Source data start

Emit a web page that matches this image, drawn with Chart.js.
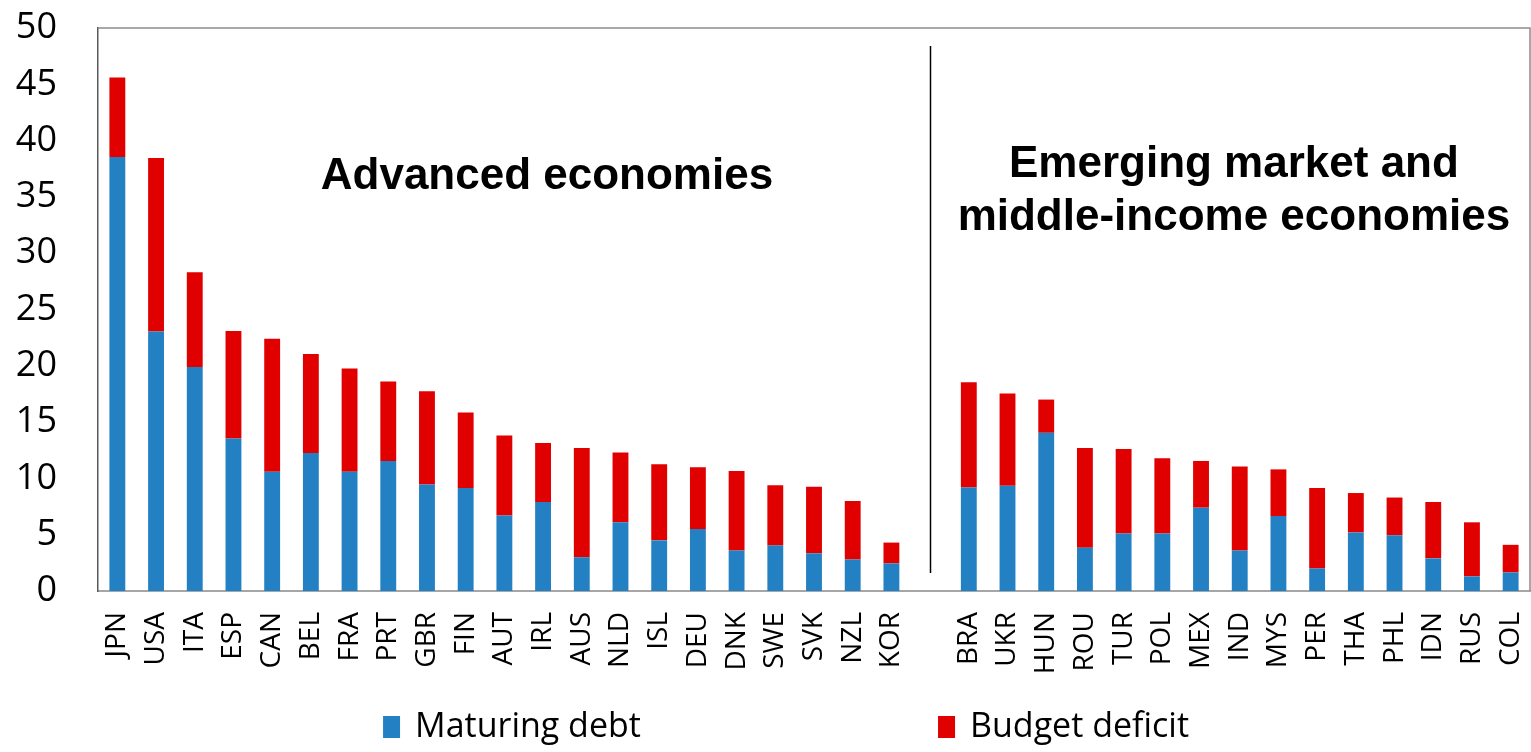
<!DOCTYPE html>
<html>
<head>
<meta charset="utf-8">
<script src="https://cdn.jsdelivr.net/npm/chart.js@4.4.1/dist/chart.umd.min.js"></script>
<style>
  html, body { margin: 0; padding: 0; background: #ffffff; }
  #wrap { width: 1531px; height: 752px; }
</style>
</head>
<body>
<div id="wrap"><canvas id="chart" width="1531" height="752"></canvas></div>
<script>
// Countries, with one empty slot separating the two groups
const advanced = ['JPN','USA','ITA','ESP','CAN','BEL','FRA','PRT','GBR','FIN','AUT','IRL','AUS','NLD','ISL','DEU','DNK','SWE','SVK','NZL','KOR'];
const emerging = ['BRA','UKR','HUN','ROU','TUR','POL','MEX','IND','MYS','PER','THA','PHL','IDN','RUS','COL'];
const countries = [...advanced, '', ...emerging];

// Gross financing needs, percent of GDP
const maturingDebt = [38.55, 23.05, 19.9, 13.55, 10.6, 12.25, 10.6, 11.55, 9.45, 9.15, 6.7, 7.9, 3.0, 6.1, 4.5, 5.5, 3.6, 4.05, 3.35, 2.8, 2.45,
  null,
  9.2, 9.35, 14.05, 3.85, 5.1, 5.1, 7.4, 3.6, 6.65, 2.0, 5.2, 4.95, 2.9, 1.3, 1.65];
const budgetDeficit = [7.05, 15.4, 8.4, 9.55, 11.8, 8.8, 9.15, 7.05, 8.3, 6.7, 7.1, 5.25, 9.7, 6.2, 6.75, 5.5, 7.05, 5.35, 5.9, 5.2, 1.85,
  null,
  9.35, 8.2, 2.95, 8.85, 7.5, 6.7, 4.15, 7.45, 4.15, 7.15, 3.5, 3.35, 5.0, 4.8, 2.45];

const yMin = 0, yMax = 50, yStep = 5;

const groupTitles = [
  { lines: ['Advanced economies'], at: 11.1, baselines: [35.7] },
  { lines: ['Emerging market and', 'middle-income economies'], at: 28.85, baselines: [36.8, 32.05] }
];
const dividerIndex = advanced.length;
const dividerSpan = [1.6, 48.4];

const BLUE = '#2381c3';
const RED = '#e00000';

// Frame on top and right of the plot, group divider and group titles
const decorations = {
  id: 'decorations',
  afterDatasetsDraw(chart) {
    const { ctx, chartArea: a, scales: { x, y } } = chart;
    ctx.save();
    ctx.strokeStyle = '#8c8c8c';
    ctx.lineWidth = 1.5;
    ctx.beginPath();
    ctx.moveTo(a.left, a.top);
    ctx.lineTo(a.right, a.top);
    ctx.lineTo(a.right, a.bottom);
    ctx.stroke();

    const dx = Math.round(x.getPixelForValue(dividerIndex)) + 0.5;
    ctx.strokeStyle = '#000000';
    ctx.lineWidth = 1.5;
    ctx.beginPath();
    ctx.moveTo(dx, y.getPixelForValue(dividerSpan[1]));
    ctx.lineTo(dx, y.getPixelForValue(dividerSpan[0]));
    ctx.stroke();

    ctx.fillStyle = '#000000';
    ctx.font = 'bold 44px "Liberation Sans", Arial, sans-serif';
    ctx.textAlign = 'center';
    ctx.textBaseline = 'alphabetic';
    groupTitles.forEach(g => {
      const cx = x.getPixelForValue(g.at);
      g.lines.forEach((t, i) => ctx.fillText(t, cx, y.getPixelForValue(g.baselines[i])));
    });
    ctx.restore();
  }
};

// Legend spread across the bottom
const legendSlots = [0.2502, 0.6127];
const spreadLegend = {
  id: 'spreadLegend',
  afterDraw(chart) {
    const { ctx } = chart;
    const cy = chart.height - 25;
    ctx.save();
    ctx.font = '34px "Open Sans", sans-serif';
    ctx.textAlign = 'left';
    ctx.textBaseline = 'middle';
    chart.data.datasets.forEach((ds, i) => {
      const bx = chart.width * legendSlots[i];
      ctx.fillStyle = ds.backgroundColor;
      ctx.fillRect(bx, cy - 11, 17, 22);
      ctx.fillStyle = '#000000';
      ctx.fillText(ds.label, bx + 32, cy);
    });
    ctx.restore();
  }
};

new Chart(document.getElementById('chart'), {
  type: 'bar',
  data: {
    labels: countries,
    datasets: [
      { label: 'Maturing debt', data: maturingDebt, backgroundColor: BLUE, barPercentage: 0.41, categoryPercentage: 1 },
      { label: 'Budget deficit', data: budgetDeficit, backgroundColor: RED, barPercentage: 0.41, categoryPercentage: 1 }
    ]
  },
  options: {
    responsive: false,
    animation: false,
    devicePixelRatio: 1,
    layout: { padding: { top: 28, right: 1, bottom: 70, left: 0 } },
    plugins: { legend: { display: false }, tooltip: { enabled: false } },
    scales: {
      x: {
        stacked: true,
        grid: { display: false, drawTicks: false },
        border: { color: '#a6a6a6', width: 2 },
        ticks: {
          autoSkip: false, minRotation: 90, maxRotation: 90, padding: 21,
          color: '#000000', font: { family: '"Open Sans", sans-serif', size: 28 }
        },
        afterFit(s) { s.height = 91; s.paddingLeft = 0; s.paddingRight = 0; }
      },
      y: {
        stacked: true,
        min: yMin, max: yMax,
        grid: { display: false, drawTicks: false },
        border: { color: '#595959', width: 1.5 },
        ticks: {
          stepSize: yStep, padding: 41,
          color: '#000000', font: { family: '"Open Sans", sans-serif', size: 36 }
        },
        afterFit(s) { s.width = 98; s.paddingTop = 0; s.paddingBottom = 0; }
      }
    }
  },
  plugins: [decorations, spreadLegend]
});
</script>
</body>
</html>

Source data end

In the copy, include no pictures; restate the listing above exactly.

Emit a web page that matches this image, drawn with Chart.js.
<!DOCTYPE html>
<html>
<head>
<meta charset="utf-8">
<script src="https://cdn.jsdelivr.net/npm/chart.js@4.4.1/dist/chart.umd.min.js"></script>
<style>
  html, body { margin: 0; padding: 0; background: #ffffff; }
  #wrap { width: 1531px; height: 752px; }
</style>
</head>
<body>
<div id="wrap"><canvas id="chart" width="1531" height="752"></canvas></div>
<script>
// Countries, with one empty slot separating the two groups
const advanced = ['JPN','USA','ITA','ESP','CAN','BEL','FRA','PRT','GBR','FIN','AUT','IRL','AUS','NLD','ISL','DEU','DNK','SWE','SVK','NZL','KOR'];
const emerging = ['BRA','UKR','HUN','ROU','TUR','POL','MEX','IND','MYS','PER','THA','PHL','IDN','RUS','COL'];
const countries = [...advanced, '', ...emerging];

// Gross financing needs, percent of GDP
const maturingDebt = [38.55, 23.05, 19.9, 13.55, 10.6, 12.25, 10.6, 11.55, 9.45, 9.15, 6.7, 7.9, 3.0, 6.1, 4.5, 5.5, 3.6, 4.05, 3.35, 2.8, 2.45,
  null,
  9.2, 9.35, 14.05, 3.85, 5.1, 5.1, 7.4, 3.6, 6.65, 2.0, 5.2, 4.95, 2.9, 1.3, 1.65];
const budgetDeficit = [7.05, 15.4, 8.4, 9.55, 11.8, 8.8, 9.15, 7.05, 8.3, 6.7, 7.1, 5.25, 9.7, 6.2, 6.75, 5.5, 7.05, 5.35, 5.9, 5.2, 1.85,
  null,
  9.35, 8.2, 2.95, 8.85, 7.5, 6.7, 4.15, 7.45, 4.15, 7.15, 3.5, 3.35, 5.0, 4.8, 2.45];

const yMin = 0, yMax = 50, yStep = 5;

const groupTitles = [
  { lines: ['Advanced economies'], at: 11.1, baselines: [35.7] },
  { lines: ['Emerging market and', 'middle-income economies'], at: 28.85, baselines: [36.8, 32.05] }
];
const dividerIndex = advanced.length;
const dividerSpan = [1.6, 48.4];

const BLUE = '#2381c3';
const RED = '#e00000';

// Frame on top and right of the plot, group divider and group titles
const decorations = {
  id: 'decorations',
  afterDatasetsDraw(chart) {
    const { ctx, chartArea: a, scales: { x, y } } = chart;
    ctx.save();
    ctx.strokeStyle = '#8c8c8c';
    ctx.lineWidth = 1.5;
    ctx.beginPath();
    ctx.moveTo(a.left, a.top);
    ctx.lineTo(a.right, a.top);
    ctx.lineTo(a.right, a.bottom);
    ctx.stroke();

    const dx = Math.round(x.getPixelForValue(dividerIndex)) + 0.5;
    ctx.strokeStyle = '#000000';
    ctx.lineWidth = 1.5;
    ctx.beginPath();
    ctx.moveTo(dx, y.getPixelForValue(dividerSpan[1]));
    ctx.lineTo(dx, y.getPixelForValue(dividerSpan[0]));
    ctx.stroke();

    ctx.fillStyle = '#000000';
    ctx.font = 'bold 44px "Liberation Sans", Arial, sans-serif';
    ctx.textAlign = 'center';
    ctx.textBaseline = 'alphabetic';
    groupTitles.forEach(g => {
      const cx = x.getPixelForValue(g.at);
      g.lines.forEach((t, i) => ctx.fillText(t, cx, y.getPixelForValue(g.baselines[i])));
    });
    ctx.restore();
  }
};

// Legend spread across the bottom
const legendSlots = [0.2502, 0.6127];
const spreadLegend = {
  id: 'spreadLegend',
  afterDraw(chart) {
    const { ctx } = chart;
    const cy = chart.height - 25;
    ctx.save();
    ctx.font = '34px "Open Sans", sans-serif';
    ctx.textAlign = 'left';
    ctx.textBaseline = 'middle';
    chart.data.datasets.forEach((ds, i) => {
      const bx = chart.width * legendSlots[i];
      ctx.fillStyle = ds.backgroundColor;
      ctx.fillRect(bx, cy - 11, 17, 22);
      ctx.fillStyle = '#000000';
      ctx.fillText(ds.label, bx + 32, cy);
    });
    ctx.restore();
  }
};

new Chart(document.getElementById('chart'), {
  type: 'bar',
  data: {
    labels: countries,
    datasets: [
      { label: 'Maturing debt', data: maturingDebt, backgroundColor: BLUE, barPercentage: 0.41, categoryPercentage: 1 },
      { label: 'Budget deficit', data: budgetDeficit, backgroundColor: RED, barPercentage: 0.41, categoryPercentage: 1 }
    ]
  },
  options: {
    responsive: false,
    animation: false,
    devicePixelRatio: 1,
    layout: { padding: { top: 28, right: 1, bottom: 70, left: 0 } },
    plugins: { legend: { display: false }, tooltip: { enabled: false } },
    scales: {
      x: {
        stacked: true,
        grid: { display: false, drawTicks: false },
        border: { color: '#a6a6a6', width: 2 },
        ticks: {
          autoSkip: false, minRotation: 90, maxRotation: 90, padding: 21,
          color: '#000000', font: { family: '"Open Sans", sans-serif', size: 28 }
        },
        afterFit(s) { s.height = 91; s.paddingLeft = 0; s.paddingRight = 0; }
      },
      y: {
        stacked: true,
        min: yMin, max: yMax,
        grid: { display: false, drawTicks: false },
        border: { color: '#595959', width: 1.5 },
        ticks: {
          stepSize: yStep, padding: 41,
          color: '#000000', font: { family: '"Open Sans", sans-serif', size: 36 }
        },
        afterFit(s) { s.width = 98; s.paddingTop = 0; s.paddingBottom = 0; }
      }
    }
  },
  plugins: [decorations, spreadLegend]
});
</script>
</body>
</html>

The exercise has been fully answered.